Com a medida, será possível o plantio nessas terras antes de outubro deste ano, para a safra 2022/2023. O total estimado da área a ser liberada é de cerca de 1,6 milhão de hectares, tamanho superior ao que é plantado de soja nos estados de Rondônia, Roraima e Pará, segundo estimativa da consultoria Pátria Agronegócios.

De acordo com Samanta Pineda, advogada especialista em direito ambiental, essas terras agora liberadas para cultivo nos EUA se assemelham mais às áreas de preservação permanentes no Brasil, e não as de floresta nativa.

“São áreas dentro de propriedades, não florestas públicas”, afirmou Samanta.

Pacote de ajuda na UE

A União Europeia (UE) também adotou medidas para tentar mitigar os efeitos da guerra sobre o fornecimento de alimentos. Em março deste ano, o bloco aprovou um pacote de ajuda de US$ 550 milhões para seus agricultores e liberou o cultivo em terras de pousio — técnica utilizada para “descansar” a área por um determinado período de tempo.

“Principal tema até recentemente na agenda global, o meio ambiente perdeu lugar para a fome. O Brasil não planta mais em áreas de preservação ambiental, mas é retaliado”, afirmou o ex-ministro da Agricultura, Roberto Rodrigues.

O deputado ambientalista Rodrigo Agostinho (PSB-SP) enfatizou que, tanto na UE, como nos EUA, a discussão sobre segurança alimentar e o aumento da área agricultável tem como foco áreas já degradadas. Nenhuma liberação incide em áreas importantes para a conservação:

“O agro no Brasil está usando essas informações para justificar o aumento do desmatamento em área de produção. Um erro enorme. Nem na Europa nem nos Estados Unidos o aumento da área agricultável é em área de floresta. O Brasil tem 50 milhões de hectares de áreas desmatadas e que não estão sendo utilizadas. Não precisamos continuar derrubando floresta”.

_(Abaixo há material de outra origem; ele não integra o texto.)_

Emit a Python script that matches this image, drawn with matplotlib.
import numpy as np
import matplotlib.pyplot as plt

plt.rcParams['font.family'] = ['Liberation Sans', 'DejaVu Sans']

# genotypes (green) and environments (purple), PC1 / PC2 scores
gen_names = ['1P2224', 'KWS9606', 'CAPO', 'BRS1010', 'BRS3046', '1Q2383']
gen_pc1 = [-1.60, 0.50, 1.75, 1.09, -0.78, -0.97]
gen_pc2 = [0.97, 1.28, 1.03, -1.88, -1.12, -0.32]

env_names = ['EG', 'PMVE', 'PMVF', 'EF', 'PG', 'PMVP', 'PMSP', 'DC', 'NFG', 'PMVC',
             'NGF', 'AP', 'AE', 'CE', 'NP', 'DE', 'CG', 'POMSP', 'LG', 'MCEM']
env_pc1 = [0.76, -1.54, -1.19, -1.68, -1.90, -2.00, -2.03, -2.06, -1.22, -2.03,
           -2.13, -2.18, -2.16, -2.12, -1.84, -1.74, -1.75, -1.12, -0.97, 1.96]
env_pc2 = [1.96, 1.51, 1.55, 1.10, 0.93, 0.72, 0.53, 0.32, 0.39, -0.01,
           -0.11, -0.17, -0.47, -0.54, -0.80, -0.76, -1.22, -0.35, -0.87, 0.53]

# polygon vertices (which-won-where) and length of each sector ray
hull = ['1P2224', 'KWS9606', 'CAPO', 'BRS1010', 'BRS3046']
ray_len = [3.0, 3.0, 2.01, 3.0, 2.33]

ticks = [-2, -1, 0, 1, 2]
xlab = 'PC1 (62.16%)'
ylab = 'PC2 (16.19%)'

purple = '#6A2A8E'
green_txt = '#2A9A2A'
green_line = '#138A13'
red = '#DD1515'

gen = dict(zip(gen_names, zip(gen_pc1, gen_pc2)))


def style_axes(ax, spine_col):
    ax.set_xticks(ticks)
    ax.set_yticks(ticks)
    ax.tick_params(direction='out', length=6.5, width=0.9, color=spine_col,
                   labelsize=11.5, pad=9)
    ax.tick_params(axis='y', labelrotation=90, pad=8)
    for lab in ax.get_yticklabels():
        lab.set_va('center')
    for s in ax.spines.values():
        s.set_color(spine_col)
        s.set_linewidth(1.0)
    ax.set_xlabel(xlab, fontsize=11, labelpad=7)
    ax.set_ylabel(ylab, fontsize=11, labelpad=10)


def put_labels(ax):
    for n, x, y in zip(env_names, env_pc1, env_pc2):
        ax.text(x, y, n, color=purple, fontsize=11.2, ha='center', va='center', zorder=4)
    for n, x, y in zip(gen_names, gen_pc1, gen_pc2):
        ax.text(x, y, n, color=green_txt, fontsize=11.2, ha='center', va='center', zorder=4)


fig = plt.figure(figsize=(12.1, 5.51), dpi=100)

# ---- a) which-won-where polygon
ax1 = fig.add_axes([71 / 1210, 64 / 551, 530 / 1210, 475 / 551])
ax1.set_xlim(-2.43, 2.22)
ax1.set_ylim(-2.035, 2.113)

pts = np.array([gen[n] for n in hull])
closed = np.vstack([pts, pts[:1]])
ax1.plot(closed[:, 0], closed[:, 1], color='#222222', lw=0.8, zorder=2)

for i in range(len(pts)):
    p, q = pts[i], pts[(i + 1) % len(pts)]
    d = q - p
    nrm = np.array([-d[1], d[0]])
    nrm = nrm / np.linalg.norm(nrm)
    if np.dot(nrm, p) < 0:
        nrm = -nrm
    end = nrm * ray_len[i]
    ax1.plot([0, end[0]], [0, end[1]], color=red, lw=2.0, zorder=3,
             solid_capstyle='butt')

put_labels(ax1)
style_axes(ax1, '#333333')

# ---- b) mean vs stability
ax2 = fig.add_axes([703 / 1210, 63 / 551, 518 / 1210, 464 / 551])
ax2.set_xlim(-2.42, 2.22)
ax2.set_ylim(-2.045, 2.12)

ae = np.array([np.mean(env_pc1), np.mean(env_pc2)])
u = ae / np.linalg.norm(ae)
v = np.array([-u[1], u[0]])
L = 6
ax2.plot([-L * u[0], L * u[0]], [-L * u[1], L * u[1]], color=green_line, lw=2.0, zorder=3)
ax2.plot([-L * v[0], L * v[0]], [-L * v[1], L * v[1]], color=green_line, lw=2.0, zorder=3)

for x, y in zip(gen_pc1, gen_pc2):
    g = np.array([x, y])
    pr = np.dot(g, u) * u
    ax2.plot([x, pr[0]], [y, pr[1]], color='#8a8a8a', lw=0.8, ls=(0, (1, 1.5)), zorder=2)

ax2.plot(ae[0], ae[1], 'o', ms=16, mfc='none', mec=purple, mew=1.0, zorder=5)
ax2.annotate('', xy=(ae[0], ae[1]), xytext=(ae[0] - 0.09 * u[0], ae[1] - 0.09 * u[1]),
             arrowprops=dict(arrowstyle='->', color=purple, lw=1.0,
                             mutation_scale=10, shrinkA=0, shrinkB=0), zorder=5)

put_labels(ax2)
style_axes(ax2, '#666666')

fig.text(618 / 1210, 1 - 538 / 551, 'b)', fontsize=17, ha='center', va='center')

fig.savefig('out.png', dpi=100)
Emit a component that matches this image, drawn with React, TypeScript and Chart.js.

Luís Fernando Guedes Pinto, diretor-executivo da SOS Mata Atlântica, afirmou que a guerra na Ucrânia não pode justificar o que chamou de retrocesso. Segundo ele, o problema da fome não está na escassez, e sim na distribuição de alimentos.

“Estamos nessa luta de que não é necessário avançar a fronteira agrícola e avançar na área de produção. Essa lógica deveria valer para os americanos também, que adotaram uma solução de curto prazo e podem gerar problemas de longo prazo”, disse Pinto.

O presidente da Associação Brasileira dos Produtores de Soja, José Sismeiro, reclama do subsídio dado nos Estados Unidos que torna o produto brasileiro menos competitivo.

“Produzir alimentos não é crime, é uma benção. Mas é injusto que, quando é no caso dos EUA, é uma reserva estratégica, onde o produtor americano recebe para não plantar tendo lucro, enquanto o produtor brasileiro faz uma reserva de 20% de sua área total e não recebe nada por isso”, disse.